— start Extracted data —

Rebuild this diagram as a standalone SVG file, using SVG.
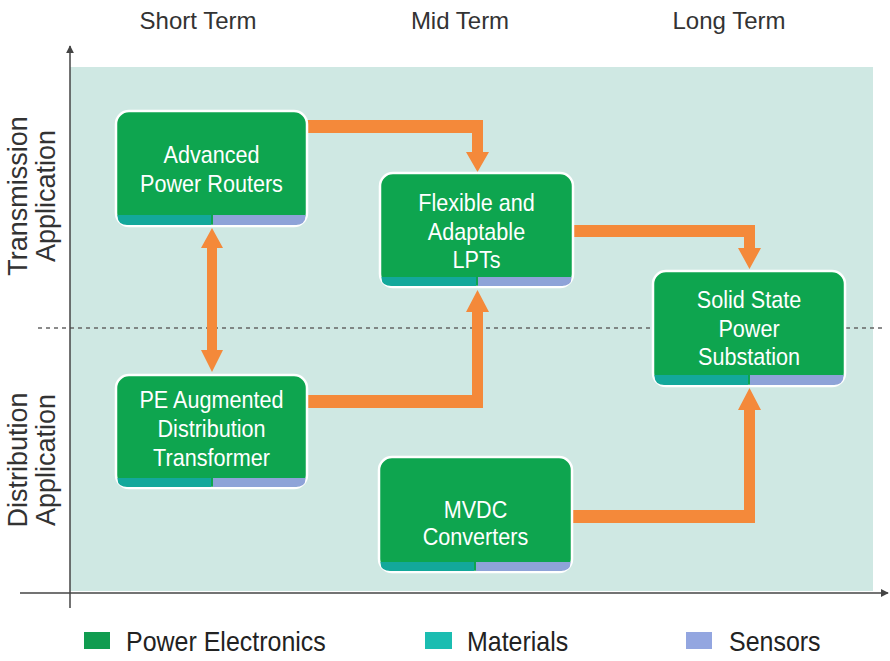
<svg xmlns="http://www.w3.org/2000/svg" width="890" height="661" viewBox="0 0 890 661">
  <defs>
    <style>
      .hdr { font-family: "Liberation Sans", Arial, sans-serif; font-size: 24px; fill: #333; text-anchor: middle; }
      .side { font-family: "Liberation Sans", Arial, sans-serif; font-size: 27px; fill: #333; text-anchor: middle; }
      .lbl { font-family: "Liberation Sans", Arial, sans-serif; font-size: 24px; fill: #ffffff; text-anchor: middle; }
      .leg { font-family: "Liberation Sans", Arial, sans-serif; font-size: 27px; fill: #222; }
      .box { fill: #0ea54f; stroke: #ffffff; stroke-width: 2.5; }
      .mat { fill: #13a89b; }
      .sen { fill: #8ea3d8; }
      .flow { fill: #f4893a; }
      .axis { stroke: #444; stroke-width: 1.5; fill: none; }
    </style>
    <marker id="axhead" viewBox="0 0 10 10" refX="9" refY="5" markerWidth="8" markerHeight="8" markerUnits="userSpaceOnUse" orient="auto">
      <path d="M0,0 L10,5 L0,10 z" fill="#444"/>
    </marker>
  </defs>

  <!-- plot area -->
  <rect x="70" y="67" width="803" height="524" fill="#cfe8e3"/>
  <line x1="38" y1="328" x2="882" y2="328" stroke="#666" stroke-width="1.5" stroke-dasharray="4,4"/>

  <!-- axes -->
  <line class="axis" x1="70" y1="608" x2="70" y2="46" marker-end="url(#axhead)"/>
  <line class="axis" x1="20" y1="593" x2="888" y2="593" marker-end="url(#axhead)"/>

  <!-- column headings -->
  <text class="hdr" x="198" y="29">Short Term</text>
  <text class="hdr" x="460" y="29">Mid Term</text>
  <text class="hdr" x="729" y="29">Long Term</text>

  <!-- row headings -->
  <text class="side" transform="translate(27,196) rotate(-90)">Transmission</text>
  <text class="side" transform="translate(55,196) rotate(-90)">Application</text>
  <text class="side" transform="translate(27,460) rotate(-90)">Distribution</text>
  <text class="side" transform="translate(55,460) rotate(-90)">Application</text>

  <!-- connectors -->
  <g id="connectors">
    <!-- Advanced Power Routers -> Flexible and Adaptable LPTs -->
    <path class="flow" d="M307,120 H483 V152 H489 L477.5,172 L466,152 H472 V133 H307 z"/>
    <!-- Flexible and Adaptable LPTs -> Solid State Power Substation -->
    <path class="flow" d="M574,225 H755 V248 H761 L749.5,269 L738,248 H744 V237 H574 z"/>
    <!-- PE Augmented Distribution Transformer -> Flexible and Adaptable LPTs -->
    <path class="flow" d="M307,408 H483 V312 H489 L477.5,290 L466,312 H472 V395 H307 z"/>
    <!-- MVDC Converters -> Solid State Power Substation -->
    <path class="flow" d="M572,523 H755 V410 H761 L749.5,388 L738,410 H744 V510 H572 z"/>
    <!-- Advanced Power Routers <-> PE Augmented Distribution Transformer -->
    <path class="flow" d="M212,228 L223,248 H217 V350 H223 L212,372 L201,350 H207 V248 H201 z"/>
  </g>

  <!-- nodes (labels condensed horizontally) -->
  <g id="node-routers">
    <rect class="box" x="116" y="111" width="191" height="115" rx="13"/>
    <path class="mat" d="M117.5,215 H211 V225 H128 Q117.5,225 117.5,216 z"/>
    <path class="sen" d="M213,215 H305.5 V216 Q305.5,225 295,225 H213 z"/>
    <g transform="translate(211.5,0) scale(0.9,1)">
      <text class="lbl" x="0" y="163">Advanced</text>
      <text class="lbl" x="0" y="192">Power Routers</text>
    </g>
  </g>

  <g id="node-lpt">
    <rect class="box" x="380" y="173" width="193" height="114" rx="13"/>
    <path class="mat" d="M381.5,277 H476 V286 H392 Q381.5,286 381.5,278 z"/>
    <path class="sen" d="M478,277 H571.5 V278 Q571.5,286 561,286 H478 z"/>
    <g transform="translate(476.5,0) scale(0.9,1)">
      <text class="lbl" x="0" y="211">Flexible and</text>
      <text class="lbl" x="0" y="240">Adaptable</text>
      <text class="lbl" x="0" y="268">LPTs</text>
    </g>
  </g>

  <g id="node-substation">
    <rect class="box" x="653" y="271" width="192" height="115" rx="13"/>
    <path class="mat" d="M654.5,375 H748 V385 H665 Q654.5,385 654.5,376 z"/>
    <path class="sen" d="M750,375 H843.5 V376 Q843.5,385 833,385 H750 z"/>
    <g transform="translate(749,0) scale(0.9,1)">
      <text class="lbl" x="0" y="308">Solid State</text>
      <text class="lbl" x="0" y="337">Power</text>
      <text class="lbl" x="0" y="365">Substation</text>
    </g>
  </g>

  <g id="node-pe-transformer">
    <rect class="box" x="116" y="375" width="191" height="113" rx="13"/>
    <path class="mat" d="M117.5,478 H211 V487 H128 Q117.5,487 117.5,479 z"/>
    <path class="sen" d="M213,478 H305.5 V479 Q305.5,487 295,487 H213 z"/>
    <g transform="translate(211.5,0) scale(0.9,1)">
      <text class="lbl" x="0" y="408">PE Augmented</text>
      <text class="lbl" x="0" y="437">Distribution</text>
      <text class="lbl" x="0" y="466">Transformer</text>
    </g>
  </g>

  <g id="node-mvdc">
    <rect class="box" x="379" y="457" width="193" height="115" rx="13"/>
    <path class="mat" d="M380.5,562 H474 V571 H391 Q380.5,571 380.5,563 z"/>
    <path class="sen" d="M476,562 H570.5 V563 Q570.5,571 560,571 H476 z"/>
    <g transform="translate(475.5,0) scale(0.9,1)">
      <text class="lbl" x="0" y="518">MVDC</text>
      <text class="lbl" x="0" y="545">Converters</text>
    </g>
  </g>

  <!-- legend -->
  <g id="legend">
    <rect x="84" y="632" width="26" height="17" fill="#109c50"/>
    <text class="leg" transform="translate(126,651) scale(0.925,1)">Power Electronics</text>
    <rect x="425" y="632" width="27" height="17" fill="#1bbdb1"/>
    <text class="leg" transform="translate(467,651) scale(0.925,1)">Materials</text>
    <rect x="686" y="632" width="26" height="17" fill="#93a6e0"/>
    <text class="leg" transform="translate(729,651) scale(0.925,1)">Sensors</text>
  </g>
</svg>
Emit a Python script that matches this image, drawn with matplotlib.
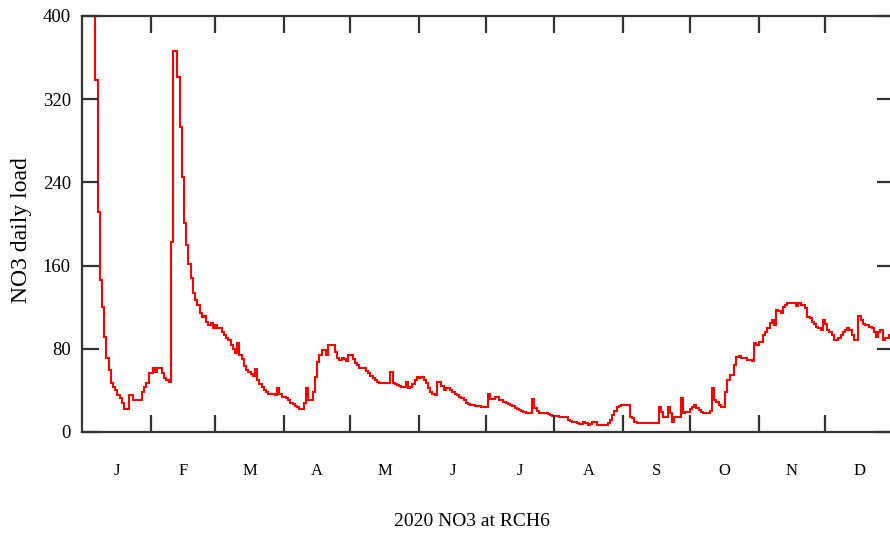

— end Extracted data —

Of all the lines above, how many contain the word "this"? Give the number and nothing else.

2